Because their right emotional brain is most active and focused outward, they often speak in stream-of-consciousness style, which can be little more than a monologue of critiques loosely strung together. A drive in the country might sound like this:

Look at that house! You’d think those people would fix it before the thing falls down on them! I don’t understand some people—why they don’t take better care of their homes? They probably spend all of their money on beer. Or maybe they’re waiting for PBS to come and feature them on
This Old Crappy House.
Oh, there’s the store. It was closed the last time we drove by here and the shopkeeper was really rude to me when I knocked on the door because I knew they were still there. What was the big deal, I ask you? People just aren’t as helpful as they used to be, don’t you think? Like my friend Sara, who I didn’t find helpful at all last week. I was trying to get to my appointment on time and I couldn’t get off the phone. You’d think I had nothing better to do that listen to her problems. And can you believe they still haven’t fixed this section of the road? With all of the money we pay in taxes…
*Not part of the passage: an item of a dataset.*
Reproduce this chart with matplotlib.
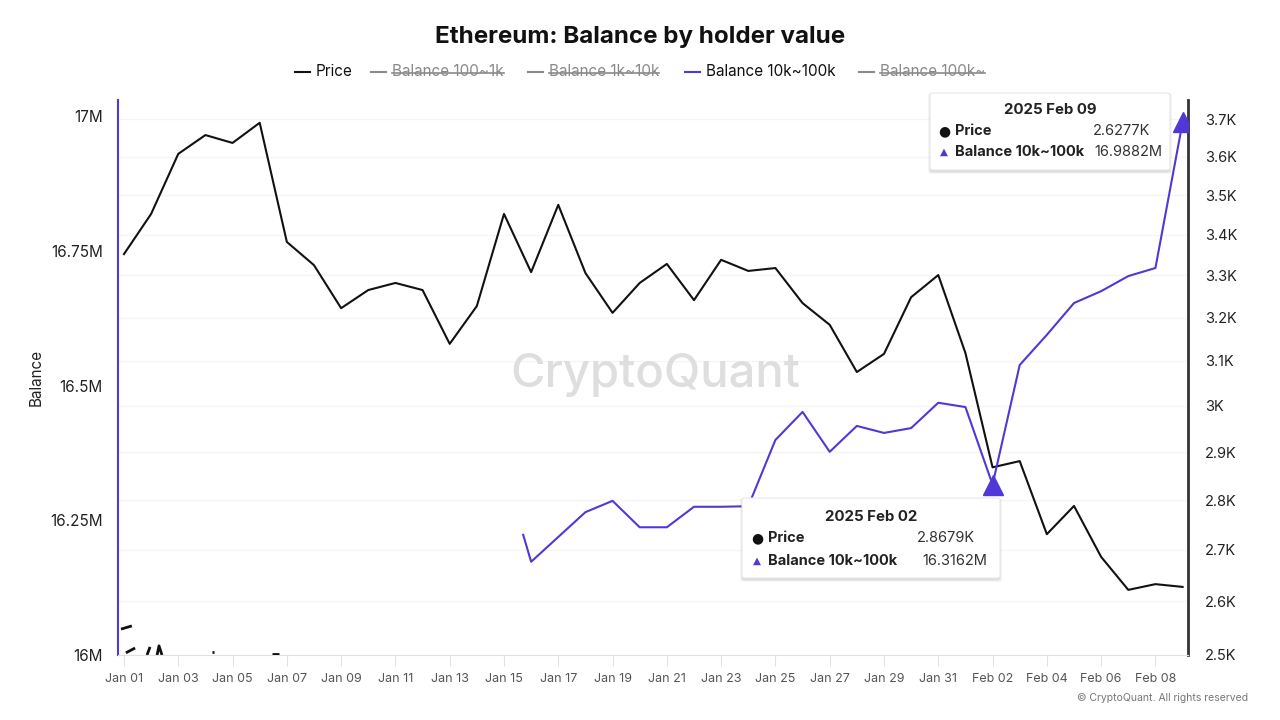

They can go on indefinitely, and their monologues are often laced with humor and playfulness. You only need to stand there and listen. In spite of their critical streak, Socializers are often the life of the party because they’re basically warmhearted, extraverted, relationship-oriented people who place great importance on getting together and socializing with others. Socializers work hard at making any occasion a lively one, even if it only involves two people. They are at their best when they can mix and mingle with their large network of friends, coworkers, and family.

Relationship Style of the Socializer

Socializers make excellent companions and mates because they are deeply devoted to their partners. They like spending time entertaining and being entertained, and their home is often the place where friends and family gather. They like to have their partner with them at the center of their social framework, participating and enjoying it as much as they do. Although Socializers don’t really need to spend significant amounts of time exclusively with their mate, they take pleasure in getting to know their partner’s likes and dislikes and making their partner feel special by remembering his or her favorite dessert or bottle of wine. There is no effort too great in this regard, as Socializers want to show their partners how much they care.
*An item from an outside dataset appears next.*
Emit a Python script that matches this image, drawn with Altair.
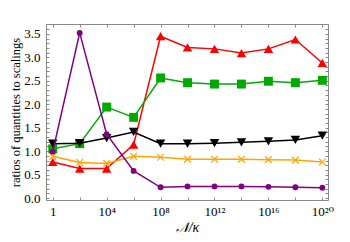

Socializers idealize their relationships and they will do whatever it takes to mold others into whoever they are capable of becoming—often on the Socializer’s time line. They have insight into what others can do and will offer their advice, financial support, and energy toward helping them. They believe it is their job to help the other person, who is not living up to the Socializers’ expectations. Because of this tendency, Socializers may unwittingly push their partners, family, and friends too hard by setting the bar too high with implied expectations that can’t be met. A Socializer mother might say, with good intentions, “Why don’t you take some of my lasagna home with you? I know you’re a terrible cook.” Or the well-meaning Socializer husband might say to his wife, “Why don’t I run the kids to soccer practice? Your driving makes me nervous anyway.” They seem to offer you a tasty carrot with one hand and use the other hand to smack you with a stick. In their hearts, they feel their actions are in the best interests of everyone involved.
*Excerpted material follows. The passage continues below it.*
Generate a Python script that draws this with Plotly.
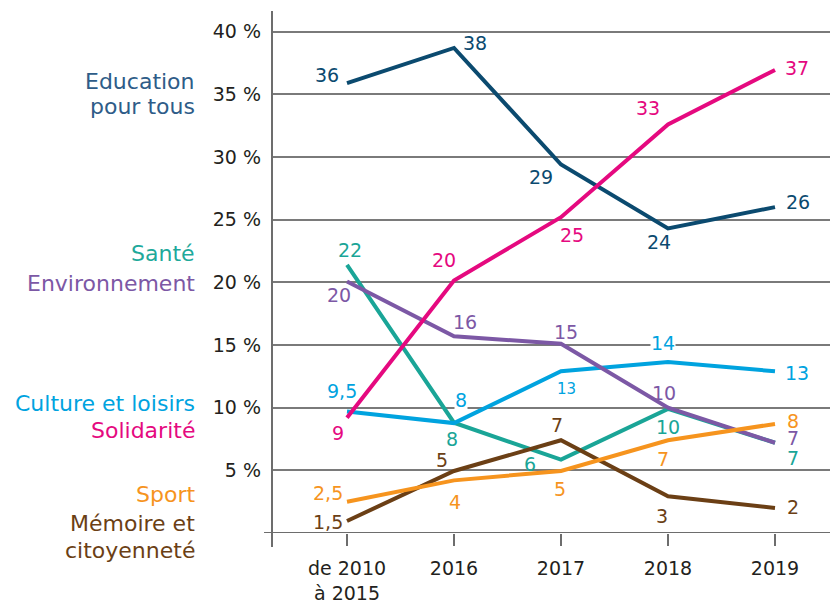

Both Princess Diana and I were, in our ways, manipulative people, perceiving quickly the emotions of others and able instinctively to play with them, all in the cause, of course, of the greater good.

—Tony Blair

Socializers enjoy taking care of the needs of others, as though this were the paramount contribution one could make in a relationship. They may even believe that their partner and others love them because of their special, helpful qualities. Socializers will do everything for their partner if the partner allows it, taking over simple things that their partner could easily do but may not get around to. They may insist on cooking and cleaning up because they feel a sense of their own ability to “take care of things” when doing this. A partner can easily become dependent on the Socializer; this turns problematic when the partner stops doing anything at all. The Socializer will then start to complain about his or her long-suffering martyrdom. Should the partner offer to take over doing some of the work, the Socializer will refuse, melodramatically insisting, “Don’t worry about me; I’ll just take care of everything myself!” It’s not just that the Socializer wants to suffer; it’s that to accept help would mean giving up his or her power in the relationship.

These loving and caring individuals provide understanding, closeness, and emotional support to their partners, children, and friends. They place a high value on communication and try to keep the lines of communication open. They like to be the one who gets to define the social order in their relationships, advising others how they should behave, what they should wear, and whom they should talk to when they go out. They can be quite tyrannical when it comes to appearances. They want others to see what a perfect relationship they have or how perfect their children are, and they place a lot of importance on how this reflects on them. Should their children not behave appropriately, Socializers can become cold and punishing. It’s as if a wall goes up inside of them, leaving the disappointing person out in the cold. They see whatever transgressions someone has made as motivated by a desire to hurt, embarrass, or get back at the Socializer for something, and the Socializer will make the person pay for those transgressions. No one plays the role of the long-suffering giver in a relationship like the Socializer does. “How could you have acted that way, after all I’ve done for you?” is a well-rehearsed line in their favorite melodrama, called
I Give So Much Better Than I Get
.

On a road trip, Susan (Socializer) and her partner Ted (Artist) stopped to get gas. There was a promotion offering a choice of popcorn, coffee, or a doughnut if you filled your tank with more than ten gallons of gas. As Susan was filling up, she told Ted to go in and get popcorn. When they were back on the road, Susan opened the popcorn and offered it to Ted, who declined. “What?” she said, unable to believe her ears. “But I got it for you because I know how much you like popcorn. You always eat popcorn, and I wanted to do something nice for you.” Ted started feeling the deep freeze coming. Not wanting to have to bear the next four hours in silence, he ate the popcorn, but he was miffed at having to do something he really didn’t want to do. Susan, however, was beaming. “I knew you’d like it,” she said.